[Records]
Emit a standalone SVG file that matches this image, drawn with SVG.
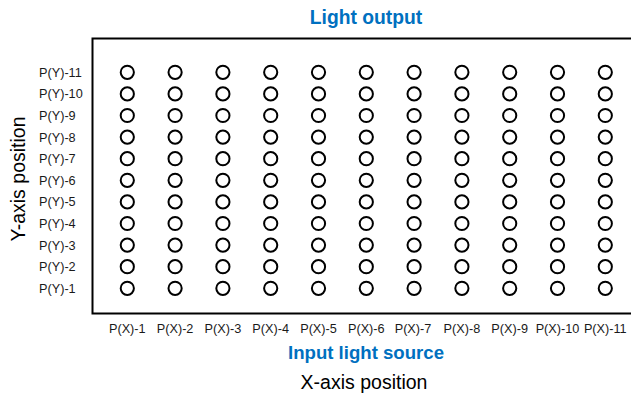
<svg xmlns="http://www.w3.org/2000/svg" xmlns:xlink="http://www.w3.org/1999/xlink" width="631" height="394" viewBox="0 0 631 394">
<style>
.lbl{font-family:"Liberation Sans",Arial,sans-serif;font-size:12.7px;fill:#1a1a1a}
.xl{text-anchor:middle}
.blue{font-family:"Liberation Sans",Arial,sans-serif;font-weight:bold;fill:#0070C0;text-anchor:middle}
.axis{font-family:"Liberation Sans",Arial,sans-serif;font-size:19.5px;fill:#000;text-anchor:middle}
.dot{fill:none;stroke:#000;stroke-width:2}
</style>
<defs><circle id="dot" class="dot" cx="0" cy="0" r="6.6"/></defs>
<rect width="631" height="394" fill="#fff"/>
<g id="frame"><path d="M640 38.5 H92.5 V313.5 H640" fill="none" stroke="#000" stroke-width="2"/></g>
<g id="title-top"><text class="blue" x="366" y="24" font-size="19.3">Light output</text></g>
<g id="title-bottom"><text class="blue" x="366" y="358.5" font-size="18.6">Input light source</text></g>
<g id="x-axis-title"><text class="axis" x="364" y="389">X-axis position</text></g>
<g id="y-axis-title"><text class="axis" transform="translate(25,179) rotate(-90)">Y-axis position</text></g>
<g id="y-labels" class="lbl">
<text x="39" y="76.7">P(Y)-11</text>
<text x="39" y="98.3">P(Y)-10</text>
<text x="39" y="119.9">P(Y)-9</text>
<text x="39" y="141.5">P(Y)-8</text>
<text x="39" y="163.1">P(Y)-7</text>
<text x="39" y="184.7">P(Y)-6</text>
<text x="39" y="206.3">P(Y)-5</text>
<text x="39" y="227.9">P(Y)-4</text>
<text x="39" y="249.5">P(Y)-3</text>
<text x="39" y="271.1">P(Y)-2</text>
<text x="39" y="292.7">P(Y)-1</text>
</g>
<g id="x-labels" class="lbl xl">
<text x="127.3" y="333">P(X)-1</text>
<text x="175.1" y="333">P(X)-2</text>
<text x="222.9" y="333">P(X)-3</text>
<text x="270.7" y="333">P(X)-4</text>
<text x="318.5" y="333">P(X)-5</text>
<text x="366.3" y="333">P(X)-6</text>
<text x="413" y="333">P(X)-7</text>
<text x="461.9" y="333">P(X)-8</text>
<text x="509.7" y="333">P(X)-9</text>
<text x="557.5" y="333">P(X)-10</text>
<text x="605.3" y="333">P(X)-11</text>
</g>
<g id="points">
<g id="col-1" transform="translate(127.3,0)"><use href="#dot" y="72.3"/><use href="#dot" y="93.9"/><use href="#dot" y="115.5"/><use href="#dot" y="137.1"/><use href="#dot" y="158.7"/><use href="#dot" y="180.3"/><use href="#dot" y="201.9"/><use href="#dot" y="223.5"/><use href="#dot" y="245.1"/><use href="#dot" y="266.7"/><use href="#dot" y="288.3"/></g>
<g id="col-2" transform="translate(175.1,0)"><use href="#dot" y="72.3"/><use href="#dot" y="93.9"/><use href="#dot" y="115.5"/><use href="#dot" y="137.1"/><use href="#dot" y="158.7"/><use href="#dot" y="180.3"/><use href="#dot" y="201.9"/><use href="#dot" y="223.5"/><use href="#dot" y="245.1"/><use href="#dot" y="266.7"/><use href="#dot" y="288.3"/></g>
<g id="col-3" transform="translate(222.9,0)"><use href="#dot" y="72.3"/><use href="#dot" y="93.9"/><use href="#dot" y="115.5"/><use href="#dot" y="137.1"/><use href="#dot" y="158.7"/><use href="#dot" y="180.3"/><use href="#dot" y="201.9"/><use href="#dot" y="223.5"/><use href="#dot" y="245.1"/><use href="#dot" y="266.7"/><use href="#dot" y="288.3"/></g>
<g id="col-4" transform="translate(270.7,0)"><use href="#dot" y="72.3"/><use href="#dot" y="93.9"/><use href="#dot" y="115.5"/><use href="#dot" y="137.1"/><use href="#dot" y="158.7"/><use href="#dot" y="180.3"/><use href="#dot" y="201.9"/><use href="#dot" y="223.5"/><use href="#dot" y="245.1"/><use href="#dot" y="266.7"/><use href="#dot" y="288.3"/></g>
<g id="col-5" transform="translate(318.5,0)"><use href="#dot" y="72.3"/><use href="#dot" y="93.9"/><use href="#dot" y="115.5"/><use href="#dot" y="137.1"/><use href="#dot" y="158.7"/><use href="#dot" y="180.3"/><use href="#dot" y="201.9"/><use href="#dot" y="223.5"/><use href="#dot" y="245.1"/><use href="#dot" y="266.7"/><use href="#dot" y="288.3"/></g>
<g id="col-6" transform="translate(366.3,0)"><use href="#dot" y="72.3"/><use href="#dot" y="93.9"/><use href="#dot" y="115.5"/><use href="#dot" y="137.1"/><use href="#dot" y="158.7"/><use href="#dot" y="180.3"/><use href="#dot" y="201.9"/><use href="#dot" y="223.5"/><use href="#dot" y="245.1"/><use href="#dot" y="266.7"/><use href="#dot" y="288.3"/></g>
<g id="col-7" transform="translate(414.1,0)"><use href="#dot" y="72.3"/><use href="#dot" y="93.9"/><use href="#dot" y="115.5"/><use href="#dot" y="137.1"/><use href="#dot" y="158.7"/><use href="#dot" y="180.3"/><use href="#dot" y="201.9"/><use href="#dot" y="223.5"/><use href="#dot" y="245.1"/><use href="#dot" y="266.7"/><use href="#dot" y="288.3"/></g>
<g id="col-8" transform="translate(461.9,0)"><use href="#dot" y="72.3"/><use href="#dot" y="93.9"/><use href="#dot" y="115.5"/><use href="#dot" y="137.1"/><use href="#dot" y="158.7"/><use href="#dot" y="180.3"/><use href="#dot" y="201.9"/><use href="#dot" y="223.5"/><use href="#dot" y="245.1"/><use href="#dot" y="266.7"/><use href="#dot" y="288.3"/></g>
<g id="col-9" transform="translate(509.7,0)"><use href="#dot" y="72.3"/><use href="#dot" y="93.9"/><use href="#dot" y="115.5"/><use href="#dot" y="137.1"/><use href="#dot" y="158.7"/><use href="#dot" y="180.3"/><use href="#dot" y="201.9"/><use href="#dot" y="223.5"/><use href="#dot" y="245.1"/><use href="#dot" y="266.7"/><use href="#dot" y="288.3"/></g>
<g id="col-10" transform="translate(557.5,0)"><use href="#dot" y="72.3"/><use href="#dot" y="93.9"/><use href="#dot" y="115.5"/><use href="#dot" y="137.1"/><use href="#dot" y="158.7"/><use href="#dot" y="180.3"/><use href="#dot" y="201.9"/><use href="#dot" y="223.5"/><use href="#dot" y="245.1"/><use href="#dot" y="266.7"/><use href="#dot" y="288.3"/></g>
<g id="col-11" transform="translate(605.3,0)"><use href="#dot" y="72.3"/><use href="#dot" y="93.9"/><use href="#dot" y="115.5"/><use href="#dot" y="137.1"/><use href="#dot" y="158.7"/><use href="#dot" y="180.3"/><use href="#dot" y="201.9"/><use href="#dot" y="223.5"/><use href="#dot" y="245.1"/><use href="#dot" y="266.7"/><use href="#dot" y="288.3"/></g>
</g>
</svg>
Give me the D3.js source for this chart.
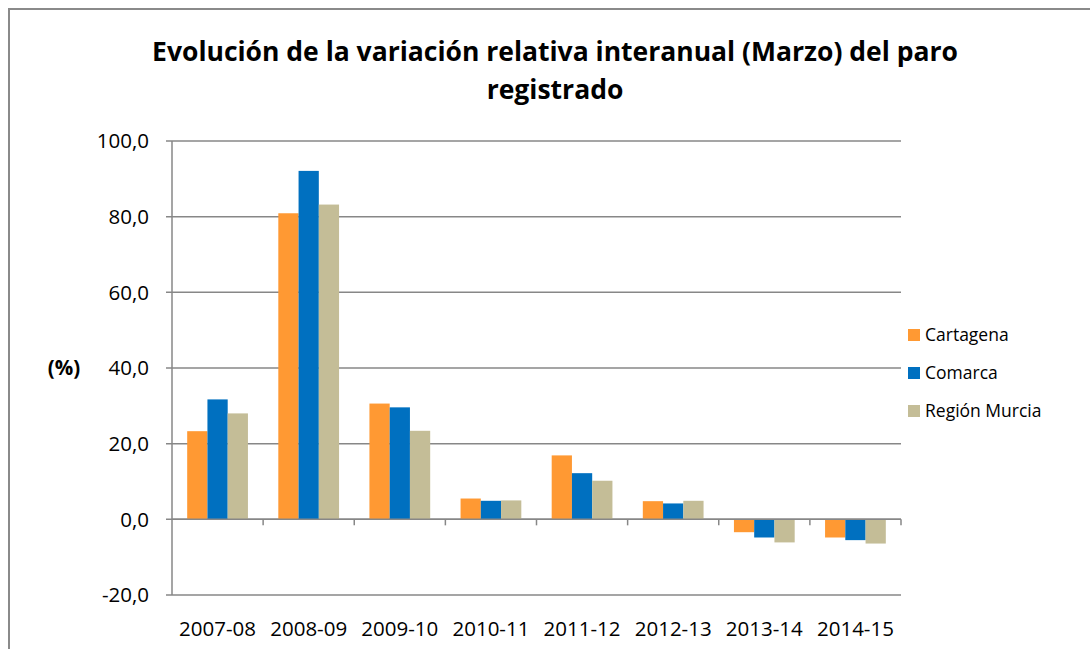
<!DOCTYPE html>
<meta charset="utf-8">
<title>Paro registrado</title>
<style>
  body { margin: 0; background: #fff; }
  text { font-family: "Open Sans", sans-serif; fill: #000; }
  .grid line { stroke: #878787; stroke-width: 1.5px; }
  .title { font-weight: bold; }
</style>
<svg width="1090" height="649"></svg>
<script src="https://d3js.org/d3.v7.min.js"></script>
<script>
  // data
  var years = ["2007-08", "2008-09", "2009-10", "2010-11", "2011-12", "2012-13", "2013-14", "2014-15"];
  var seriesNames = ["Cartagena", "Comarca", "Región Murcia"];
  var cartagena = [23.3, 80.9, 30.6, 5.5, 16.9, 4.8, -3.4, -4.8];
  var comarca = [31.7, 92.1, 29.6, 4.9, 12.2, 4.2, -4.8, -5.5];
  var regionMurcia = [28.0, 83.2, 23.4, 5.0, 10.2, 4.9, -6.1, -6.4];
  var yTicks = [-20, 0, 20, 40, 60, 80, 100];
  var colors = ["#FF9933", "#0070C0", "#C4BD97"];

  var values = [cartagena, comarca, regionMurcia];

  var svg = d3.select("svg");

  // chart frame
  svg.append("path")
    .attr("d", "M9,649V9H1090")
    .attr("fill", "none")
    .attr("stroke", "#8a8a8a")
    .attr("stroke-width", 2);

  var plotLeft = 172, plotRight = 901, plotTop = 141, plotBottom = 595;

  var x0 = d3.scaleBand().domain(years).range([plotLeft, plotRight]);
  var x1 = d3.scaleBand().domain(seriesNames).range([0, x0.bandwidth()]).paddingOuter(0.75);
  var y = d3.scaleLinear().domain([-20, 100]).range([plotBottom, plotTop]);
  var fmt = function (d) { return d3.format(".1f")(d).replace(".", ",").replace("\u2212", "-"); };

  // horizontal gridlines
  var grid = svg.append("g").attr("class", "grid");
  grid.selectAll("line.h")
    .data(yTicks)
    .enter().append("line")
    .attr("x1", plotLeft - 6).attr("x2", plotRight)
    .attr("y1", function (d) { return y(d); })
    .attr("y2", function (d) { return y(d); });

  // bars
  seriesNames.forEach(function (s, i) {
    svg.append("g")
      .selectAll("rect")
      .data(values[i])
      .enter().append("rect")
      .attr("x", function (d, j) { return x0(years[j]) + x1(s); })
      .attr("width", x1.bandwidth())
      .attr("y", function (d) { return y(Math.max(0, d)); })
      .attr("height", function (d) { return Math.abs(y(d) - y(0)); })
      .attr("fill", colors[i]);
  });

  // axis lines + category ticks
  var axes = svg.append("g").attr("class", "grid");
  axes.append("line")
    .attr("x1", plotLeft).attr("x2", plotLeft)
    .attr("y1", plotTop).attr("y2", plotBottom);
  axes.append("line")
    .attr("x1", plotLeft).attr("x2", plotRight)
    .attr("y1", y(0)).attr("y2", y(0));
  axes.selectAll("line.tick")
    .data(years.slice(1).concat(["end"]))
    .enter().append("line")
    .attr("x1", function (d) { return d === "end" ? plotRight : x0(d); })
    .attr("x2", function (d) { return d === "end" ? plotRight : x0(d); })
    .attr("y1", y(0)).attr("y2", y(0) + 6);

  // y tick labels
  svg.append("g").selectAll("text")
    .data(yTicks)
    .enter().append("text")
    .attr("x", 149)
    .attr("y", function (d) { return y(d); })
    .attr("dy", "0.36em")
    .attr("text-anchor", "end")
    .style("font-size", "20.5px")
    .text(fmt);

  // x labels
  svg.append("g").selectAll("text")
    .data(years)
    .enter().append("text")
    .attr("x", function (d) { return x0(d) + x0.bandwidth() / 2; })
    .attr("y", 636)
    .attr("text-anchor", "middle")
    .style("font-size", "20.5px")
    .text(function (d) { return d; });

  // y axis title
  svg.append("text")
    .attr("x", 64).attr("y", y(40))
    .attr("dy", "0.36em")
    .attr("text-anchor", "middle")
    .style("font-size", "20.5px")
    .style("font-weight", "bold")
    .text("(%)");

  // title
  var title = svg.append("text")
    .attr("class", "title")
    .attr("text-anchor", "middle")
    .style("font-size", "26.5px");
  title.append("tspan").attr("x", 555).attr("y", 61)
    .text("Evolución de la variación relativa interanual (Marzo) del paro");
  title.append("tspan").attr("x", 555).attr("y", 99)
    .text("registrado");

  // legend
  var legend = svg.append("g").selectAll("g")
    .data(seriesNames)
    .enter().append("g")
    .attr("transform", function (d, i) { return "translate(908," + (329 + i * 38) + ")"; });
  legend.append("rect")
    .attr("width", 12).attr("height", 12)
    .attr("fill", function (d, i) { return colors[i]; });
  legend.append("text")
    .attr("x", 17).attr("y", 6)
    .attr("dy", "0.36em")
    .style("font-size", "17.5px")
    .text(function (d) { return d; });
</script>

» Written exercise:
Among the lines of the data above, count those holding "this" and state only the number.

» Exercise response:
2